▸ WHAT IS ASKED
In the lines below, output everything from the first line through the line containing "const bandLabelY = [92.4,88.4,69.9,60.9];" exactly as it is. Pictures are not part of the output.

— Begin —

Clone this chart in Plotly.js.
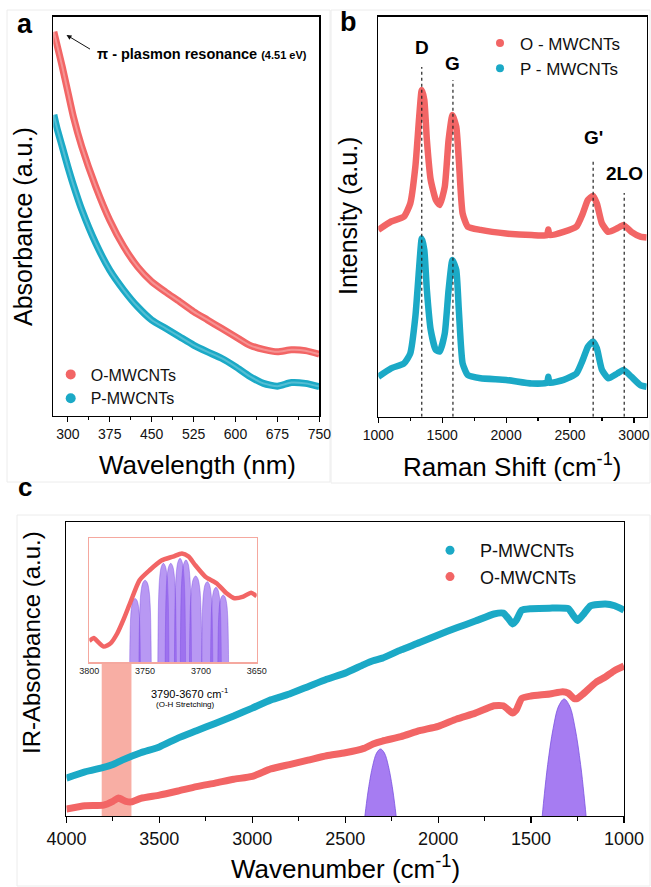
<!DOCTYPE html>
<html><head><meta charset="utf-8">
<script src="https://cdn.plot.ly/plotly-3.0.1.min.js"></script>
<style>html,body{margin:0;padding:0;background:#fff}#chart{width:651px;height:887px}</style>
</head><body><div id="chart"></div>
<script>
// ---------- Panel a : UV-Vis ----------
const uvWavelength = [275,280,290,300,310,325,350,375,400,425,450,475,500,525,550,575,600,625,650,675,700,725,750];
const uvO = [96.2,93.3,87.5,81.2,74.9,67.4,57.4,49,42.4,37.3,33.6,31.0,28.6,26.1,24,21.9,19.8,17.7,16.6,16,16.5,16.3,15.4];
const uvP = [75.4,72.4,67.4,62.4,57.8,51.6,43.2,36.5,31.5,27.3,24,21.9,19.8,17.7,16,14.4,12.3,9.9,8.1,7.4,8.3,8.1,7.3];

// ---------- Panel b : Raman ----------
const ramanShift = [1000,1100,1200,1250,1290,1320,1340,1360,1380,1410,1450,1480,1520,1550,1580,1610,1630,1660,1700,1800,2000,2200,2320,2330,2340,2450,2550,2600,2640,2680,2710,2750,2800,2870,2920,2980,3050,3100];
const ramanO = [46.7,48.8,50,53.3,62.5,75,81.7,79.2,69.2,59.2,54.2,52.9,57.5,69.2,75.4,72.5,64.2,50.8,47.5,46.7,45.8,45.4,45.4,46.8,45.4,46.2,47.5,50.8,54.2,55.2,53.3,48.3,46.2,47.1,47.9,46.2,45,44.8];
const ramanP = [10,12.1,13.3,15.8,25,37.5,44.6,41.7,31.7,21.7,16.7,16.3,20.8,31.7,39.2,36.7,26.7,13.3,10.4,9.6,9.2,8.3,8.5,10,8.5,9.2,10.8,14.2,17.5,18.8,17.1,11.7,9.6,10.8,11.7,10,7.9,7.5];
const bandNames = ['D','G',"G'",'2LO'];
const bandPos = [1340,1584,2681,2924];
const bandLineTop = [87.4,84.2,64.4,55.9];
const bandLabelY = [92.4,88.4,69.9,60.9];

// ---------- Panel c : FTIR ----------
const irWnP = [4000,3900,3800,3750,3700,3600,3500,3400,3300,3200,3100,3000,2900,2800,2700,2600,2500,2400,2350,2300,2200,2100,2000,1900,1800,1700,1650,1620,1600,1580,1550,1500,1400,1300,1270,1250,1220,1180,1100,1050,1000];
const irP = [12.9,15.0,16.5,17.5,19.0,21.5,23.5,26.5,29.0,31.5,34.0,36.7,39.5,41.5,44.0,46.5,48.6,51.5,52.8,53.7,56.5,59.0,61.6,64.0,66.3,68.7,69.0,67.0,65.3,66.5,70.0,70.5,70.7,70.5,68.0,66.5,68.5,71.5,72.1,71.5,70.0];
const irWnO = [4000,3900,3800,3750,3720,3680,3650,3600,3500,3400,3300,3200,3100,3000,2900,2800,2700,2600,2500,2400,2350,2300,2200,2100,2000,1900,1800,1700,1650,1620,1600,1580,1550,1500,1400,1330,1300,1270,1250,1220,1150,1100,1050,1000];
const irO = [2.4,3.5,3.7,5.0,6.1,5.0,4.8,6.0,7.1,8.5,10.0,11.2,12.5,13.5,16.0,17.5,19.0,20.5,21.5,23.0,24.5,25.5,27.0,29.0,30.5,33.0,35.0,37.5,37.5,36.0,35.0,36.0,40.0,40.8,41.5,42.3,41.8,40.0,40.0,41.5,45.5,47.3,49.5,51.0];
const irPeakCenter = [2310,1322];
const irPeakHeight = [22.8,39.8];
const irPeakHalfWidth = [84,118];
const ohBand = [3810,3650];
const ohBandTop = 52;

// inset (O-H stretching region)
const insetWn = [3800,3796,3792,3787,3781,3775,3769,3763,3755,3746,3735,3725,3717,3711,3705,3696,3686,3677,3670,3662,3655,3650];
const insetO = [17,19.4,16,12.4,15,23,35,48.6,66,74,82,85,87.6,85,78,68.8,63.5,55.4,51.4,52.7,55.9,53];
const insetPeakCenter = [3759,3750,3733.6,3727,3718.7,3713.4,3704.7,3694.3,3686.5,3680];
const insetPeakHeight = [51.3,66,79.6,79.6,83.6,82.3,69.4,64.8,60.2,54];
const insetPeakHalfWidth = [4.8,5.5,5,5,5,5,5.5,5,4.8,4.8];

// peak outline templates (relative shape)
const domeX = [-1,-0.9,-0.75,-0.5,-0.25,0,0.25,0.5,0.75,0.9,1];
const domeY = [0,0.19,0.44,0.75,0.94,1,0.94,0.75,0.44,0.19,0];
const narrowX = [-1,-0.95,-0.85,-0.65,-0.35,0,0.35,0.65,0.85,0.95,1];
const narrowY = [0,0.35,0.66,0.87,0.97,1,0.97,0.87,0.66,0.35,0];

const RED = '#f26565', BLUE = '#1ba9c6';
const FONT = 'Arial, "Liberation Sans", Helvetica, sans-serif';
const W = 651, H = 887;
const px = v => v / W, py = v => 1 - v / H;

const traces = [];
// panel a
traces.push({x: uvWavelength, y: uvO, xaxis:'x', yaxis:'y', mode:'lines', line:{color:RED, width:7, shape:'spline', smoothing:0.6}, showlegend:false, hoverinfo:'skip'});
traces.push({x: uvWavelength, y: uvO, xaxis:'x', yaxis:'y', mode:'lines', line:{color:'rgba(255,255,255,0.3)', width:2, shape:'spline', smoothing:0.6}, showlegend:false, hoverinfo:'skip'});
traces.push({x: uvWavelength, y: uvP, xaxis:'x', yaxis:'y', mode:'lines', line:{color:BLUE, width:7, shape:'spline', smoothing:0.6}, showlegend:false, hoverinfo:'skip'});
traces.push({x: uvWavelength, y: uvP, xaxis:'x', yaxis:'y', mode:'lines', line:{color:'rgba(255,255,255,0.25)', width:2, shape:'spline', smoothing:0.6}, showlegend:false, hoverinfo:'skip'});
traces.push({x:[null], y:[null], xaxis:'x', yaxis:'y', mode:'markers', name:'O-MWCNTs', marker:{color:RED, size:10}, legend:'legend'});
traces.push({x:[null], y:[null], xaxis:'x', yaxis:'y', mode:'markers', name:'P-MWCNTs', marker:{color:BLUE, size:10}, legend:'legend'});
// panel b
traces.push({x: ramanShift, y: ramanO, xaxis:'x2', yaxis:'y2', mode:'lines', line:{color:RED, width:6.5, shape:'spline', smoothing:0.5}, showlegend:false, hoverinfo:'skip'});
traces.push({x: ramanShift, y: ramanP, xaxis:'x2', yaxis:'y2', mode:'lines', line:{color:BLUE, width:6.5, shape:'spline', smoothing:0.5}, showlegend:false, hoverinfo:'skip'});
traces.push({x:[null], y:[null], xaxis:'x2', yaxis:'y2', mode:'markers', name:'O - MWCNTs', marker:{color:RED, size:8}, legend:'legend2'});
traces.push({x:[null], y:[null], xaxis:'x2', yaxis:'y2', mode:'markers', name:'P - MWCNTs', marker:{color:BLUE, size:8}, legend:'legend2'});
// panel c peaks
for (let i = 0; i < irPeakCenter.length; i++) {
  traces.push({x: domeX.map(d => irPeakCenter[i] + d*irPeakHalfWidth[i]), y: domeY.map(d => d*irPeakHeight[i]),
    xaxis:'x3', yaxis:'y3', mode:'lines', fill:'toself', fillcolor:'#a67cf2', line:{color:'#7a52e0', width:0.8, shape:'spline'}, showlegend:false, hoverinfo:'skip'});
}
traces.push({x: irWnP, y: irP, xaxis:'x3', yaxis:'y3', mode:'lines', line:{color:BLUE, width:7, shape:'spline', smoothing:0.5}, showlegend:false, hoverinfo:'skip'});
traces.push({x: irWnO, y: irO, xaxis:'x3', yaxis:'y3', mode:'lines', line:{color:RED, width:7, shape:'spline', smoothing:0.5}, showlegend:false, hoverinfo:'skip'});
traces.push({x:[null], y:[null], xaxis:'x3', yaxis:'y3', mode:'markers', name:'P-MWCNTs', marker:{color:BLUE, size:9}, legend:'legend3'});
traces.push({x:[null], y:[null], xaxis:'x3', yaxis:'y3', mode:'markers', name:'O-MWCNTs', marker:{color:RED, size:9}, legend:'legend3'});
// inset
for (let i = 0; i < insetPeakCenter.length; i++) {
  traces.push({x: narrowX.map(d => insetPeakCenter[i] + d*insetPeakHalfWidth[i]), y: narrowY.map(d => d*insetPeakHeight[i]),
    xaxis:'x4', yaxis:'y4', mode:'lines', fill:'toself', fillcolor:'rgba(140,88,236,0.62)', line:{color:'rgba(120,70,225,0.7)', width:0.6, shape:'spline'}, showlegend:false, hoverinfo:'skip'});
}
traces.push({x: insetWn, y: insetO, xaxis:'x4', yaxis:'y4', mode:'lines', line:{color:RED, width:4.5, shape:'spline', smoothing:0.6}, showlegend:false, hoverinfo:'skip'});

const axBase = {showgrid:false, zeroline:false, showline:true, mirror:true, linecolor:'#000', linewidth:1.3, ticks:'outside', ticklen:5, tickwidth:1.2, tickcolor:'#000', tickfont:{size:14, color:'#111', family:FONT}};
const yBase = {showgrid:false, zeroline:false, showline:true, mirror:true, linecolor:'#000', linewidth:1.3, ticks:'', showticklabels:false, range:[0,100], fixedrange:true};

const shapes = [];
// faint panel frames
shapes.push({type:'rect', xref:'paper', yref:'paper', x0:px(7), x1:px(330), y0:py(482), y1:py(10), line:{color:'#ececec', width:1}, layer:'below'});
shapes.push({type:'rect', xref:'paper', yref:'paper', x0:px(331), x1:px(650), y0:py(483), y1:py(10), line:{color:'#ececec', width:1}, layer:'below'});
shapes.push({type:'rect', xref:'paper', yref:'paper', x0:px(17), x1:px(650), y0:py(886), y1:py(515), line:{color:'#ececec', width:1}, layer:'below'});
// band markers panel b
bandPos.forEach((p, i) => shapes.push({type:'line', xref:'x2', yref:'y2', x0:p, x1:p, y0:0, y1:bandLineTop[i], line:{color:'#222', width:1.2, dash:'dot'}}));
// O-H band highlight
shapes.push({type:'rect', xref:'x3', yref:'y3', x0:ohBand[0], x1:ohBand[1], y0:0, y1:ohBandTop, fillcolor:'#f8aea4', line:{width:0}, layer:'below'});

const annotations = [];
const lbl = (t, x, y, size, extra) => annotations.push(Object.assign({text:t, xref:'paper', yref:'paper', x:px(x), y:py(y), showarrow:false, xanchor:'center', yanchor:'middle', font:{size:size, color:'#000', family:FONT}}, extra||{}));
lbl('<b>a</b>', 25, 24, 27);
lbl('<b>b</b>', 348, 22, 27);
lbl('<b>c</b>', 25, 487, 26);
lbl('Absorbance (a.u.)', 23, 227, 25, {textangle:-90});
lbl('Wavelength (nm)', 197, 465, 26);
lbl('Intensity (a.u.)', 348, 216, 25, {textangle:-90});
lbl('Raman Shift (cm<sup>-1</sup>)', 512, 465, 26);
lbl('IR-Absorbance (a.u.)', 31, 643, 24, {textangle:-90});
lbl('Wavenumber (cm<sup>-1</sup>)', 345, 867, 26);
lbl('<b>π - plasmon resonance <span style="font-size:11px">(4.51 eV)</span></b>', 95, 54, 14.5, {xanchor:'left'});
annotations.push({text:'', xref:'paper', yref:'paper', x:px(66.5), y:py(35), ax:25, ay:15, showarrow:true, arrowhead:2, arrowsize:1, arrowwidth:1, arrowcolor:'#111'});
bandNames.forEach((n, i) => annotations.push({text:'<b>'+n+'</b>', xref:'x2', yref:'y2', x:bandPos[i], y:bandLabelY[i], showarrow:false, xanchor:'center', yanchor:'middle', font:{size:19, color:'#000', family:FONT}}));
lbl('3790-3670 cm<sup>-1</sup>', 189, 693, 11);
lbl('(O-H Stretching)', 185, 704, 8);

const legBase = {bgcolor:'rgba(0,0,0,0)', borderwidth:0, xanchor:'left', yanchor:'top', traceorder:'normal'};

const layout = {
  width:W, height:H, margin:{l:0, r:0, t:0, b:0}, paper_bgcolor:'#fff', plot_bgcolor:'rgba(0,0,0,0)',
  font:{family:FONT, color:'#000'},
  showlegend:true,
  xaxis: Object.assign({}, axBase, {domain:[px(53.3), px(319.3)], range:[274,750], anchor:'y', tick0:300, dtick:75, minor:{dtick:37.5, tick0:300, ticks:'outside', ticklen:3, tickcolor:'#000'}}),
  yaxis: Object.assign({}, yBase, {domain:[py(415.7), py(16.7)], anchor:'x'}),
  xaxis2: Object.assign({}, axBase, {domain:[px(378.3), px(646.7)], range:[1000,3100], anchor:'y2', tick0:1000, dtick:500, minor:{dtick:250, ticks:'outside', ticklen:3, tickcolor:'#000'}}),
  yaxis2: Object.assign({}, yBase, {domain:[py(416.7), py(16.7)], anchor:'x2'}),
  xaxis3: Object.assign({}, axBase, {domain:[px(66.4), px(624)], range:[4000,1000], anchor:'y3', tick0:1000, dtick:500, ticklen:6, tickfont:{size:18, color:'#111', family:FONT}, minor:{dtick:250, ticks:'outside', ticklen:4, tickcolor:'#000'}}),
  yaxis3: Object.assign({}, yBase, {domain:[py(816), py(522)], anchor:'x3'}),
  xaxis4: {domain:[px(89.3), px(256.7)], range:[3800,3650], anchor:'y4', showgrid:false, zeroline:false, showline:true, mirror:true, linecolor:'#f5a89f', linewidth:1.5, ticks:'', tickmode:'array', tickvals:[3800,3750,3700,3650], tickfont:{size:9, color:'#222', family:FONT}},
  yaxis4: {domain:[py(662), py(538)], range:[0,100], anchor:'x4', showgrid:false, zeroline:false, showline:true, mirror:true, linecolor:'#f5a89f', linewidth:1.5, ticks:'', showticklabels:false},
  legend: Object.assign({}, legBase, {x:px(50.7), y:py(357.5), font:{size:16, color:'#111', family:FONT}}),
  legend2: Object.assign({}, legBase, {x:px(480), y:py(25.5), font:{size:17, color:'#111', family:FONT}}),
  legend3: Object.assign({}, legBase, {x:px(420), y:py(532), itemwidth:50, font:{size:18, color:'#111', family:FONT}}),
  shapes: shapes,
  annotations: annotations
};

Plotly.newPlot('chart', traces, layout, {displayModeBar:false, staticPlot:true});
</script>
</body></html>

— End —

▸ FINAL RESULT
Clone this chart in Plotly.js.
<!DOCTYPE html>
<html><head><meta charset="utf-8">
<script src="https://cdn.plot.ly/plotly-3.0.1.min.js"></script>
<style>html,body{margin:0;padding:0;background:#fff}#chart{width:651px;height:887px}</style>
</head><body><div id="chart"></div>
<script>
// ---------- Panel a : UV-Vis ----------
const uvWavelength = [275,280,290,300,310,325,350,375,400,425,450,475,500,525,550,575,600,625,650,675,700,725,750];
const uvO = [96.2,93.3,87.5,81.2,74.9,67.4,57.4,49,42.4,37.3,33.6,31.0,28.6,26.1,24,21.9,19.8,17.7,16.6,16,16.5,16.3,15.4];
const uvP = [75.4,72.4,67.4,62.4,57.8,51.6,43.2,36.5,31.5,27.3,24,21.9,19.8,17.7,16,14.4,12.3,9.9,8.1,7.4,8.3,8.1,7.3];

// ---------- Panel b : Raman ----------
const ramanShift = [1000,1100,1200,1250,1290,1320,1340,1360,1380,1410,1450,1480,1520,1550,1580,1610,1630,1660,1700,1800,2000,2200,2320,2330,2340,2450,2550,2600,2640,2680,2710,2750,2800,2870,2920,2980,3050,3100];
const ramanO = [46.7,48.8,50,53.3,62.5,75,81.7,79.2,69.2,59.2,54.2,52.9,57.5,69.2,75.4,72.5,64.2,50.8,47.5,46.7,45.8,45.4,45.4,46.8,45.4,46.2,47.5,50.8,54.2,55.2,53.3,48.3,46.2,47.1,47.9,46.2,45,44.8];
const ramanP = [10,12.1,13.3,15.8,25,37.5,44.6,41.7,31.7,21.7,16.7,16.3,20.8,31.7,39.2,36.7,26.7,13.3,10.4,9.6,9.2,8.3,8.5,10,8.5,9.2,10.8,14.2,17.5,18.8,17.1,11.7,9.6,10.8,11.7,10,7.9,7.5];
const bandNames = ['D','G',"G'",'2LO'];
const bandPos = [1340,1584,2681,2924];
const bandLineTop = [87.4,84.2,64.4,55.9];
const bandLabelY = [92.4,88.4,69.9,60.9];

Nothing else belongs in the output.